Figure scripts –
______

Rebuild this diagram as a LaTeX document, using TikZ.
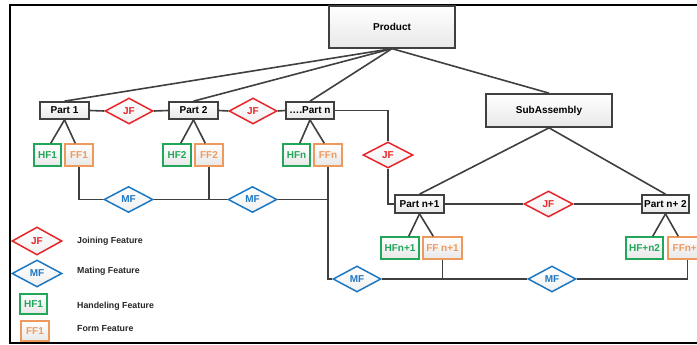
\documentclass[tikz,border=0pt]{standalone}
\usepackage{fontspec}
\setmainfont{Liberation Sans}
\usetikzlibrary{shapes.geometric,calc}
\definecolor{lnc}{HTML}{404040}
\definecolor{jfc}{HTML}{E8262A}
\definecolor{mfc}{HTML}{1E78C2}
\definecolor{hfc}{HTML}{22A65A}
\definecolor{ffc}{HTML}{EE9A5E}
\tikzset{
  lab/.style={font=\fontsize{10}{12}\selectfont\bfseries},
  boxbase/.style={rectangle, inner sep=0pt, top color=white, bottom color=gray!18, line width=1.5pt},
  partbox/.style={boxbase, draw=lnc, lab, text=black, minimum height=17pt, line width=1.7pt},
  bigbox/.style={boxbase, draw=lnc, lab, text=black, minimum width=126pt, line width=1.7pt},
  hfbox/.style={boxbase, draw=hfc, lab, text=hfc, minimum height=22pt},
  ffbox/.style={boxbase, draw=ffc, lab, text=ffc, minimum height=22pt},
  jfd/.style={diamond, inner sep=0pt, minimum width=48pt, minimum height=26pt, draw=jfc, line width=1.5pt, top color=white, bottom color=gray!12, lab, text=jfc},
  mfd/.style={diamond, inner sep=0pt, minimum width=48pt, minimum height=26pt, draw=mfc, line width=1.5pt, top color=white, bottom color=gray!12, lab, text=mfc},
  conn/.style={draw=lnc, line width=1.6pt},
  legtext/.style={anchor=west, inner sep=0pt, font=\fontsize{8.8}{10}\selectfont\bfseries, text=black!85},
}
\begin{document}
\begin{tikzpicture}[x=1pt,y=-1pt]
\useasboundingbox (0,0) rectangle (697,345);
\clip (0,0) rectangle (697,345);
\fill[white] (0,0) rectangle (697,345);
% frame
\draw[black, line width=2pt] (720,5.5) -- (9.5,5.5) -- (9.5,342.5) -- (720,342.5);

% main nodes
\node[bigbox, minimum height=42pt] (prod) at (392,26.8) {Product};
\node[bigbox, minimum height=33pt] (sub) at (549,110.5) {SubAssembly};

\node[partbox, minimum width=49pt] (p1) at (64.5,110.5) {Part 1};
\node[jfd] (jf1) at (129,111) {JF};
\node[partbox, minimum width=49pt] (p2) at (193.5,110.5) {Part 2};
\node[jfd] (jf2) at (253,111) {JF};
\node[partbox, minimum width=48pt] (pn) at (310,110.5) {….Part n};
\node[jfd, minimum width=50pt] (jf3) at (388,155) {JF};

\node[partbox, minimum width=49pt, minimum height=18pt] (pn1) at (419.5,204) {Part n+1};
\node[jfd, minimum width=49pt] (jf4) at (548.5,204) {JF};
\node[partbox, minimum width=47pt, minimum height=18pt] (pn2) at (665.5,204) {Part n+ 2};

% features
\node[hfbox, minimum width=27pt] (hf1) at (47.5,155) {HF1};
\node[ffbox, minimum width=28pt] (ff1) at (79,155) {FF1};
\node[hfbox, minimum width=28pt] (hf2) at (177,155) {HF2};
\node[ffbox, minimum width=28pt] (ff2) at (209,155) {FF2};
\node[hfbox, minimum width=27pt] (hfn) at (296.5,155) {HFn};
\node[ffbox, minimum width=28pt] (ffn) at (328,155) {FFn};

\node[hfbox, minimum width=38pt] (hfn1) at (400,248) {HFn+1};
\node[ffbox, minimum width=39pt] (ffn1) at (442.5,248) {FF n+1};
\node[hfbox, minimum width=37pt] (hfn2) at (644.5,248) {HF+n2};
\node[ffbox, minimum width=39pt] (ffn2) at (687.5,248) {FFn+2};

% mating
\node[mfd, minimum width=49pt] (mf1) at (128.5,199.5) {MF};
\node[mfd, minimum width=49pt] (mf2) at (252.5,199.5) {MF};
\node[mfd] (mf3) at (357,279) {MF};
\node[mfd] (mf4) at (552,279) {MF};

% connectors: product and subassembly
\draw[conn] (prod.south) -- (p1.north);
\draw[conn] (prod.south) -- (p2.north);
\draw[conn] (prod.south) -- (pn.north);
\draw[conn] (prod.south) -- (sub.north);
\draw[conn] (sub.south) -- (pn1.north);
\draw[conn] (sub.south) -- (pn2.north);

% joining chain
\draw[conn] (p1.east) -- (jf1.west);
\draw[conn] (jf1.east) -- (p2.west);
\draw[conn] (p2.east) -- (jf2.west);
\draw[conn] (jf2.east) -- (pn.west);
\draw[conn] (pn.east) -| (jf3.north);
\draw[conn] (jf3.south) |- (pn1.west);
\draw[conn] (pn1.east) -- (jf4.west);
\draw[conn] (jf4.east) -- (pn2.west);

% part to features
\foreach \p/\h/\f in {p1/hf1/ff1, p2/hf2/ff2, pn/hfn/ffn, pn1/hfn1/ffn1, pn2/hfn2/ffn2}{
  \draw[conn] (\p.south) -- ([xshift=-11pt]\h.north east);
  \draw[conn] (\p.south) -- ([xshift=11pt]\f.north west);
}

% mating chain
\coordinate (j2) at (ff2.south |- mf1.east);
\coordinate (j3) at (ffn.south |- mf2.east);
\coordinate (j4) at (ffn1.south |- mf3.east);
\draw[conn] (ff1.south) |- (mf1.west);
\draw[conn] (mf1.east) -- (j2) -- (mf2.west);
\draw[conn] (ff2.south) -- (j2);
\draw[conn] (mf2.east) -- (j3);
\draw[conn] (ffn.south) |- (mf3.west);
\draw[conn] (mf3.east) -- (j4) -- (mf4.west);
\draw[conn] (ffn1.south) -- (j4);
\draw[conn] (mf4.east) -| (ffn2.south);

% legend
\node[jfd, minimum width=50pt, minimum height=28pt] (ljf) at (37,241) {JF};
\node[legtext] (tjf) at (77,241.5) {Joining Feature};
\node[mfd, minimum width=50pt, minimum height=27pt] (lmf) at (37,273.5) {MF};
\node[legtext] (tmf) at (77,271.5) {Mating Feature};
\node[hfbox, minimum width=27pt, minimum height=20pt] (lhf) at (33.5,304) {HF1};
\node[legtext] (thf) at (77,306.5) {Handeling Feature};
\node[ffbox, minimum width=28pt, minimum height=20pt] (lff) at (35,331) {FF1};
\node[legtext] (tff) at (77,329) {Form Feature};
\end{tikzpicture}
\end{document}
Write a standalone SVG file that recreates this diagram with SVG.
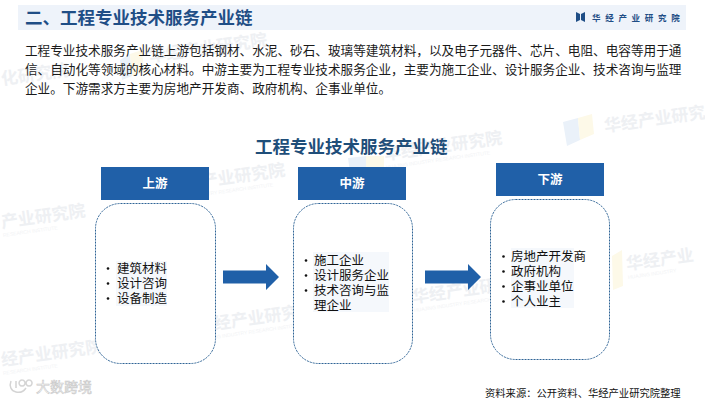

______

WHAT IS EXPECTED – Send back the data above word for word, with the pictures left out.

EXERCISE OUTPUT –
Rebuild this diagram as a LaTeX document, using TikZ.
\documentclass[tikz,border=0pt]{standalone}
\usepackage{fontspec}
\setmainfont{Liberation Sans}
\usetikzlibrary{shapes.geometric,calc}
\definecolor{lnc}{HTML}{404040}
\definecolor{jfc}{HTML}{E8262A}
\definecolor{mfc}{HTML}{1E78C2}
\definecolor{hfc}{HTML}{22A65A}
\definecolor{ffc}{HTML}{EE9A5E}
\tikzset{
  lab/.style={font=\fontsize{10}{12}\selectfont\bfseries},
  boxbase/.style={rectangle, inner sep=0pt, top color=white, bottom color=gray!18, line width=1.5pt},
  partbox/.style={boxbase, draw=lnc, lab, text=black, minimum height=17pt, line width=1.7pt},
  bigbox/.style={boxbase, draw=lnc, lab, text=black, minimum width=126pt, line width=1.7pt},
  hfbox/.style={boxbase, draw=hfc, lab, text=hfc, minimum height=22pt},
  ffbox/.style={boxbase, draw=ffc, lab, text=ffc, minimum height=22pt},
  jfd/.style={diamond, inner sep=0pt, minimum width=48pt, minimum height=26pt, draw=jfc, line width=1.5pt, top color=white, bottom color=gray!12, lab, text=jfc},
  mfd/.style={diamond, inner sep=0pt, minimum width=48pt, minimum height=26pt, draw=mfc, line width=1.5pt, top color=white, bottom color=gray!12, lab, text=mfc},
  conn/.style={draw=lnc, line width=1.6pt},
  legtext/.style={anchor=west, inner sep=0pt, font=\fontsize{8.8}{10}\selectfont\bfseries, text=black!85},
}
\begin{document}
\begin{tikzpicture}[x=1pt,y=-1pt]
\useasboundingbox (0,0) rectangle (697,345);
\clip (0,0) rectangle (697,345);
\fill[white] (0,0) rectangle (697,345);
% frame
\draw[black, line width=2pt] (720,5.5) -- (9.5,5.5) -- (9.5,342.5) -- (720,342.5);

% main nodes
\node[bigbox, minimum height=42pt] (prod) at (392,26.8) {Product};
\node[bigbox, minimum height=33pt] (sub) at (549,110.5) {SubAssembly};

\node[partbox, minimum width=49pt] (p1) at (64.5,110.5) {Part 1};
\node[jfd] (jf1) at (129,111) {JF};
\node[partbox, minimum width=49pt] (p2) at (193.5,110.5) {Part 2};
\node[jfd] (jf2) at (253,111) {JF};
\node[partbox, minimum width=48pt] (pn) at (310,110.5) {….Part n};
\node[jfd, minimum width=50pt] (jf3) at (388,155) {JF};

\node[partbox, minimum width=49pt, minimum height=18pt] (pn1) at (419.5,204) {Part n+1};
\node[jfd, minimum width=49pt] (jf4) at (548.5,204) {JF};
\node[partbox, minimum width=47pt, minimum height=18pt] (pn2) at (665.5,204) {Part n+ 2};

% features
\node[hfbox, minimum width=27pt] (hf1) at (47.5,155) {HF1};
\node[ffbox, minimum width=28pt] (ff1) at (79,155) {FF1};
\node[hfbox, minimum width=28pt] (hf2) at (177,155) {HF2};
\node[ffbox, minimum width=28pt] (ff2) at (209,155) {FF2};
\node[hfbox, minimum width=27pt] (hfn) at (296.5,155) {HFn};
\node[ffbox, minimum width=28pt] (ffn) at (328,155) {FFn};

\node[hfbox, minimum width=38pt] (hfn1) at (400,248) {HFn+1};
\node[ffbox, minimum width=39pt] (ffn1) at (442.5,248) {FF n+1};
\node[hfbox, minimum width=37pt] (hfn2) at (644.5,248) {HF+n2};
\node[ffbox, minimum width=39pt] (ffn2) at (687.5,248) {FFn+2};

% mating
\node[mfd, minimum width=49pt] (mf1) at (128.5,199.5) {MF};
\node[mfd, minimum width=49pt] (mf2) at (252.5,199.5) {MF};
\node[mfd] (mf3) at (357,279) {MF};
\node[mfd] (mf4) at (552,279) {MF};

% connectors: product and subassembly
\draw[conn] (prod.south) -- (p1.north);
\draw[conn] (prod.south) -- (p2.north);
\draw[conn] (prod.south) -- (pn.north);
\draw[conn] (prod.south) -- (sub.north);
\draw[conn] (sub.south) -- (pn1.north);
\draw[conn] (sub.south) -- (pn2.north);

% joining chain
\draw[conn] (p1.east) -- (jf1.west);
\draw[conn] (jf1.east) -- (p2.west);
\draw[conn] (p2.east) -- (jf2.west);
\draw[conn] (jf2.east) -- (pn.west);
\draw[conn] (pn.east) -| (jf3.north);
\draw[conn] (jf3.south) |- (pn1.west);
\draw[conn] (pn1.east) -- (jf4.west);
\draw[conn] (jf4.east) -- (pn2.west);

% part to features
\foreach \p/\h/\f in {p1/hf1/ff1, p2/hf2/ff2, pn/hfn/ffn, pn1/hfn1/ffn1, pn2/hfn2/ffn2}{
  \draw[conn] (\p.south) -- ([xshift=-11pt]\h.north east);
  \draw[conn] (\p.south) -- ([xshift=11pt]\f.north west);
}

% mating chain
\coordinate (j2) at (ff2.south |- mf1.east);
\coordinate (j3) at (ffn.south |- mf2.east);
\coordinate (j4) at (ffn1.south |- mf3.east);
\draw[conn] (ff1.south) |- (mf1.west);
\draw[conn] (mf1.east) -- (j2) -- (mf2.west);
\draw[conn] (ff2.south) -- (j2);
\draw[conn] (mf2.east) -- (j3);
\draw[conn] (ffn.south) |- (mf3.west);
\draw[conn] (mf3.east) -- (j4) -- (mf4.west);
\draw[conn] (ffn1.south) -- (j4);
\draw[conn] (mf4.east) -| (ffn2.south);

% legend
\node[jfd, minimum width=50pt, minimum height=28pt] (ljf) at (37,241) {JF};
\node[legtext] (tjf) at (77,241.5) {Joining Feature};
\node[mfd, minimum width=50pt, minimum height=27pt] (lmf) at (37,273.5) {MF};
\node[legtext] (tmf) at (77,271.5) {Mating Feature};
\node[hfbox, minimum width=27pt, minimum height=20pt] (lhf) at (33.5,304) {HF1};
\node[legtext] (thf) at (77,306.5) {Handeling Feature};
\node[ffbox, minimum width=28pt, minimum height=20pt] (lff) at (35,331) {FF1};
\node[legtext] (tff) at (77,329) {Form Feature};
\end{tikzpicture}
\end{document}
Write a standalone SVG file that recreates this diagram with SVG.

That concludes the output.